Tanggal 7 September lalu tim kami kedatangan client. Client kami kebetulan dari Sidney, Australia. Pastinya memakai bahasa Inggris dong komunikasinya. Yang biasanya kami komunikasi hanya lewat email ataupun skype, skarang harus ngomong langsung.
Boss kami di sini berpesan sebelum kedatangan client kita harus “sharpen our english” (sharpen? emangnya pedang, begitu komentar teman saya).
Walaupun client datang hari jum’at malam, tetapi kami bertemu hari senin, 10 September. Kegiatan dari client dikantor saya sudah terjadwal, yaitu testing, testing, testing and eating. Setiap hari 2 kali meeting, pagi dan sore. Setiap meeting biasanya membahas bugs dari aplikasi yang kami kerjakan diselingi cerita-cerita dari client (seringkali ngelantur kesana-kemari).
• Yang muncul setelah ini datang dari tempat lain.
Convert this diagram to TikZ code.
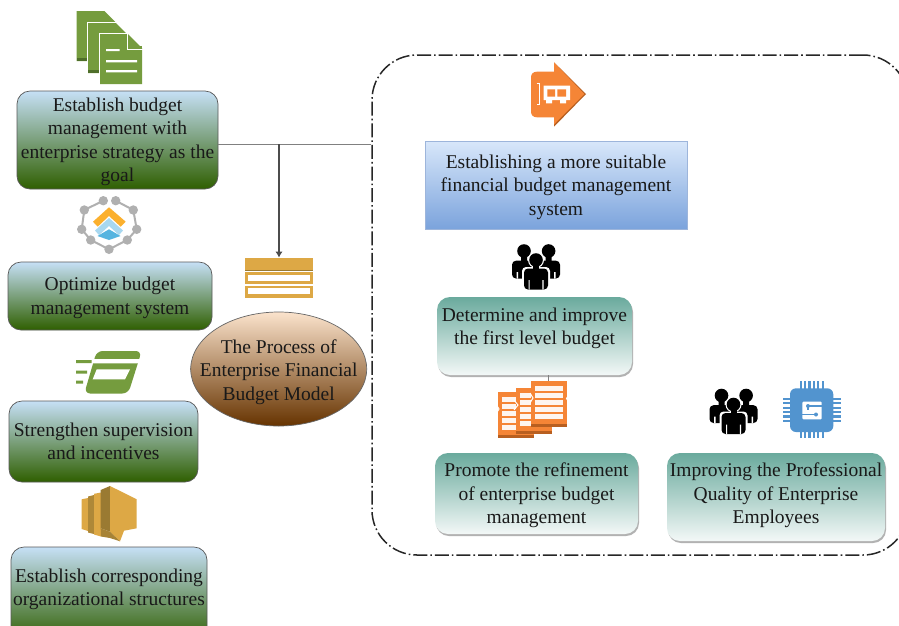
\documentclass[tikz,border=0pt]{standalone}
\usepackage{fontspec}
\setmainfont{Liberation Serif}
\usetikzlibrary{shadows,arrows.meta,shapes.geometric}
\definecolor{grn}{HTML}{759C3E}
\definecolor{grnd}{HTML}{4F6F2A}
\definecolor{org}{HTML}{F58536}
\definecolor{orgd}{HTML}{B85F20}
\definecolor{gold}{HTML}{DDA845}
\definecolor{goldd}{HTML}{9A7A32}
\definecolor{chipb}{HTML}{5294CF}
\definecolor{hexg}{HTML}{B0B0B0}
\definecolor{HTMLtop}{HTML}{C6E0F6}
\definecolor{HTMLbot}{HTML}{2F5F00}
\definecolor{tealt}{HTML}{6AAA9D}
\definecolor{tealb}{HTML}{F3F8F7}
\definecolor{brt}{HTML}{FBE3CC}
\definecolor{brb}{HTML}{663300}
\definecolor{sysb}{HTML}{7BA3DC}
\definecolor{syst}{HTML}{D8E7FA}
\definecolor{sysd}{HTML}{9DB5DB}
\definecolor{HTMLo}{HTML}{FBB02E}
\definecolor{HTMLl}{HTML}{A8D8F0}
\definecolor{HTMLb}{HTML}{55B4E0}
\newcommand{\blocktext}[2]{\raisebox{\dimexpr#1-2pt\relax}[\height][\depth]{\begin{tabular}{@{}c@{}}#2\end{tabular}}}
\tikzset{
  lbl/.style={inner sep=0pt,text=black!90,font=\fontsize{19.5}{23.5}\selectfont},
  greenbox/.style={lbl,rectangle,rounded corners=13pt,draw=black!65,line width=0.7pt,top color=HTMLtop,bottom color=HTMLbot},
  tealbox/.style={lbl,rectangle,rounded corners=13pt,top color=tealt,bottom color=tealb,
     drop shadow={shadow xshift=1pt,shadow yshift=-2pt,fill=black!30,opacity=1}},
  conn/.style={draw=black!50,line width=1pt},
  docpage/.pic={
    \fill[white] (-1,-1) -- (29,-1) -- (43,13) -- (43,51) -- (-1,51) -- cycle;
    \fill[grn] (0,0) -- (28,0) -- (42,14) -- (42,50) -- (0,50) -- cycle;
    \fill[grnd] (0,46.5) rectangle (42,50);
  },
  crew/.pic={
    \fill[black] (-12,-9) circle (6.8) (12.6,-9) circle (6.8);
    \fill[black] (-15,-4) rectangle (-9,3) (9.6,-4) rectangle (15.6,3);
    \fill[black,rounded corners=4pt] (-24,18.5) -- (-24,0.7) -- (24,0.7) -- (24,18.5) -- cycle;
    \fill[white] (-19.5,12) rectangle (-18,18.5) (18,12) rectangle (19.5,18.5);
    \fill[white] (0,0) circle (8);
    \fill[white,rounded corners=4pt] (-14,30) -- (-14,7) -- (14,7) -- (14,30) -- cycle;
    \fill[black] (0,0) circle (6.8);
    \fill[black] (-3,5) rectangle (3,10);
    \fill[black,rounded corners=4pt] (-12,29.5) -- (-12,8.5) -- (12,8.5) -- (12,29.5) -- cycle;
    \fill[white] (-7.5,20) rectangle (-6.3,29.5) (6.3,20) rectangle (7.5,29.5);
  },
  sheet/.pic={
    \fill[org] (0,0) rectangle (36,43);
    \fill[orgd] (0,43) rectangle (36,46);
    \foreach \yy in {5,12,19,26,33}{\fill[white!92!org] (4,\yy) rectangle (32,\yy+4.8);}
  }
}
\begin{document}
\begin{tikzpicture}[x=1pt,y=-1pt]
\path[use as bounding box,clip] (0,0) rectangle (899,625);
\fill[white] (0,0) rectangle (899,625);

% frame
\node[draw=black!85,line width=1.5pt,dash pattern=on 14pt off 3pt on 1.6pt off 3pt,rounded corners=45pt,
  minimum width=536pt,minimum height=500pt,inner sep=0pt] (frame) at (640,305) {};

% left boxes
\node[greenbox,minimum width=201pt,minimum height=98pt] (b1) at (117.5,140) {\blocktext{0pt}{Establish budget\\management with\\enterprise strategy as the\\goal}};
\node[greenbox,minimum width=204pt,minimum height=68pt] (b2) at (110,296) {\blocktext{0pt}{Optimize budget\\management system}};
\node[greenbox,minimum width=189pt,minimum height=81pt] (b3) at (103.5,441.5) {\blocktext{0pt}{Strengthen supervision\\and incentives}};
\node[greenbox,minimum width=196pt,minimum height=95pt] (b4) at (109,594.5) {\blocktext{7pt}{Establish corresponding\\organizational structures}};

% ellipse
\node[lbl,ellipse,draw=black!60,line width=0.7pt,top color=brt,bottom color=brb,inner xsep=-30pt,
  minimum width=176pt,minimum height=114pt] (model) at (278.7,369) {\blocktext{-1pt}{The Process of\\Enterprise Financial\\Budget Model}};

% right boxes
\node[lbl,rectangle,draw=sysd,line width=0.7pt,top color=syst,bottom color=sysb,
  minimum width=262pt,minimum height=88pt] (sys) at (556,185) {\blocktext{0pt}{Establishing a more suitable\\financial budget management\\system}};
\node[tealbox,minimum width=195pt,minimum height=78pt] (first) at (534.5,336) {\blocktext{9.5pt}{Determine and improve\\the first level budget}};
\node[tealbox,minimum width=203pt,minimum height=81pt] (refine) at (536.5,493.5) {\blocktext{0pt}{Promote the refinement\\of enterprise budget\\management}};
\node[tealbox,minimum width=218pt,minimum height=88pt] (prof) at (776,497) {\blocktext{3.5pt}{Improving the Professional\\Quality of Enterprise\\Employees}};

% connectors
\coordinate (j) at (279,144);
\coordinate (stacktop) at (279,257.5);
\coordinate (sheettop) at (548.5,381);
\draw[conn] (b1.east|-j) -- (frame.west|-j);
\draw[conn,draw=black!70,line width=1.1pt,-{Latex[length=6pt,width=7.5pt]}] (j) -- (stacktop);
\draw[conn] (first.south-|sheettop) -- (sheettop);

% green documents
\pic at (76.5,11) {docpage};
\pic at (88,23) {docpage};
\pic at (100,34) {docpage};
\fill[grn] (100,46) rectangle (142,84);
\fill[white] (106,49.2) rectangle (119.5,51.2) (106,60) rectangle (137,62.4) (106,70) rectangle (137,72.4);
\draw[white,line width=1.3pt] (127.5,34) -- (127.5,49.5) -- (143,49.5);

% hexagon icon
\draw[hexg,line width=2pt] (103.3,200.7) -- (84.3,210) -- (81.7,229.3) -- (90.7,240) -- (109,249.3) -- (127.3,240) -- (136.7,229.3) -- (133.3,210) -- (115.7,200.7);
\foreach \p in {(103.3,200.7),(115.7,200.7),(133.3,210),(84.3,210),(81.7,229.3),(136.7,229.3),(90.7,240),(127.3,240),(109,249.3)}
  \fill[hexg] \p circle (4.7);
\fill[HTMLo] (109,207.3) -- (125.7,221.7) -- (120.7,226.7) -- (109,216) -- (97.7,226.7) -- (93,221.7) -- cycle;
\fill[HTMLl] (109,218) -- (123,230.5) -- (119,235) -- (109,226) -- (99,235) -- (95,230.5) -- cycle;
\fill[HTMLb] (109,229.3) -- (120.5,236) -- (109,240) -- (97.5,236) -- cycle;

% speed icon
\fill[grn,rounded corners=6pt] (96.7,351) -- (141.7,351) -- (128.3,393.5) -- (84.3,393.5) -- cycle;
\fill[white] (91,359) -- (142,359) -- (141,363.3) -- (90,363.3) -- cycle;
\fill[white] (96.7,369.3) -- (130,369.3) -- (125,379.3) -- (92.7,379.3) -- cycle;
\fill[grn] (76,360) rectangle (91.5,363) (76,370.7) rectangle (87,373.7) (76,380.7) rectangle (83,383.7);

% gold speech icon
\fill[gold] (81.7,499.3) -- (88,498) -- (88,531) -- (81.7,529) -- cycle;
\fill[goldd!70!gold] (88,496.5) -- (94,495) -- (94,534) -- (88,532.5) -- cycle;
\fill[gold] (94,493.8) -- (101,492.5) -- (101,536.5) -- (94,534.5) -- cycle;
\fill[goldd] (100.7,490) -- (110,486) -- (110,531.7) -- (100.7,528.3) -- cycle;
\fill[gold] (110,486) -- (136.7,499.3) -- (136.7,528.3) -- (124,530.7) -- (120,541.3) -- (110,531.7) -- cycle;
\fill[goldd!80!gold] (100.7,528.3) -- (110,531.7) -- (120,541.3) -- (110,538) -- (101,536.5) -- cycle;

% gold stack
\fill[gold] (245,257.5) rectangle (312.7,270.7);
\fill[goldd] (245,269.7) rectangle (312.7,270.7);
\fill[gold] (245,272.3) rectangle (312.7,284);
\fill[white] (247.7,274.5) rectangle (310,280.7);
\fill[gold] (245,286) rectangle (312.7,297.7);
\fill[white] (247.7,288) rectangle (310,294);

% orange arrow
\fill[orgd] (554,62.3) -- (586,94) -- (554,126.7) -- cycle;
\fill[org] (554,62.3) -- (584.3,94) -- (554,124.5) -- (554,117.3) -- (537,117.3)
   .. controls (533,117.3) and (531,115) .. (531,111.5) -- (531,77.5)
   .. controls (531,74) and (533,71.7) .. (537,71.7) -- (554,71.7) -- cycle;
\draw[white,line width=1pt] (536.7,83.5) -- (539.5,83.5) -- (539.5,104.5) -- (536.7,104.5);
\fill[white] (543.5,85.7) rectangle (570,100) (546,100) rectangle (552,103.3) (560,100) rectangle (566,103.3);
\fill[org] (547.3,89.3) rectangle (555,96.7) (557.3,89.3) rectangle (566,96.7);

% people
\pic at (536,260) {crew};
\pic at (733.5,404.5) {crew};

% orange sheets
\pic at (498,391.7) {sheet};
\pic at (516,387.7) {sheet};
\pic at (530.7,380.7) {sheet};
\draw[white,line width=1pt] (496,404) -- (499,409) -- (496,414) (514,400) -- (518,405) -- (514,410) (530,393) -- (533,398) -- (530,403);
\draw[white,line width=1pt] (570,393) -- (566.5,398.5) -- (570,404);

% chip
\foreach \k in {-11,-6.6,-2.2,2.2,6.6,11}{
  \fill[chipb] (811.7+\k-1.1,380.7) rectangle (811.7+\k+1.1,438.3);
  \fill[chipb] (783.3,409.8+\k-1.1) rectangle (840.7,409.8+\k+1.1);
}
\fill[chipb,rounded corners=6pt] (790,388.3) rectangle (833.3,432);
\fill[white,rounded corners=1pt] (802.3,401.7) rectangle (821.7,419.3);
\draw[chipb,line width=1.2pt] (808,406) -- (821.7,406);
\draw[chipb,line width=1.2pt] (802.3,414.5) -- (816,414.5);
\draw[chipb,line width=1.2pt] (808,406) -- (808,410);
\fill[chipb] (808,406) circle (2) (816,414.5) circle (2);
\end{tikzpicture}
\end{document}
Hari senin, lunch di Black Canyon Cafe (di Discovery Shopping Mall), sayang saya tidak bisa ikutan karena ada hal yang harus dikerjain. Dinner bareng sama boss-boss kantor diadakan di Jimbaran, kita makan ikan, lobster, kerang, dll. Tetapi ternyata satu teman saya tidak bisa makan ikan, jadinya dia pesan sate ayam :)). Ketika sedang dinner, PM saya dapet sms dari seseorang, katanya di Bengkulu ada gempa 7.9 skala richter (waktu itu sekitar jam 19.00 WITA). Kita(tim) dikasih tau sama dia, tetapi boss-boss & client tidak dikasih tau. Selesai makan, client dapet telepon(dari Aussie) kalau ada gempa dan potensi tsunami, terus dia disuruh cepat2 keluar dari pantai. Kita sih santai-santai saja, khan emang udah mau pulang :D. Cuma memang selama makan saya lihat air laut naiknya agak cepet, ga sampai satu jam sudah deket banget sama meja kita.
Ada pengalaman unik yang saya dapat dari client, yaitu dia membawa kertas seukuran 2x kartu nama, isinya kata-kata yang sering dipakai untuk bercakap-cakap dalam bahasa Indonesia. Dia bisa mengucapkan “Tidak apa-apa”, dan “Selamat Pagi” tanpa melihat contekan lagi. Dan juga dia tau sedikit bahasa Bali “sing kengken”, “sing lapis” (bener ga ya tulisannya? Saya khan ga ngerti). Sebenarnya sih hal itu tidak begitu perlu kalau di Bali, karena disini hampir semua orang bisa bahasa Inggris.
Pengalaman lain adalah ketika kami (kebetulan tim kami muslim semua) meeting dengan client ketika sudah masuk ramadhan. Selama meeting rasanya berat banget meeting sore hari(jam 4.00 wita), mata ini sudah tidak bisa melek, otak sudah tidak bisa mencerna apa yang dikatakan client. Gimana lagi ya, perut udah lapar, ngomong pake bahasa inggris, sore-sore lagi.
Mungkin itu saja sih pengalaman saya kedatangan client dari Australia, katanya dia akan kesini lagi suatu saat :). Mudah2an saja suatu saat kondisinya dibalik, kita yang kesana 😀
mungkin yg dimaksud “sing ngelah pis”
artinya “tidak punya uang” 🙂
Thx, saya ga ngerti blas. Lha wong disini ngomongnya kalo enggak bahasa Indonesia, ya boso Jowo, kadang2 juga English.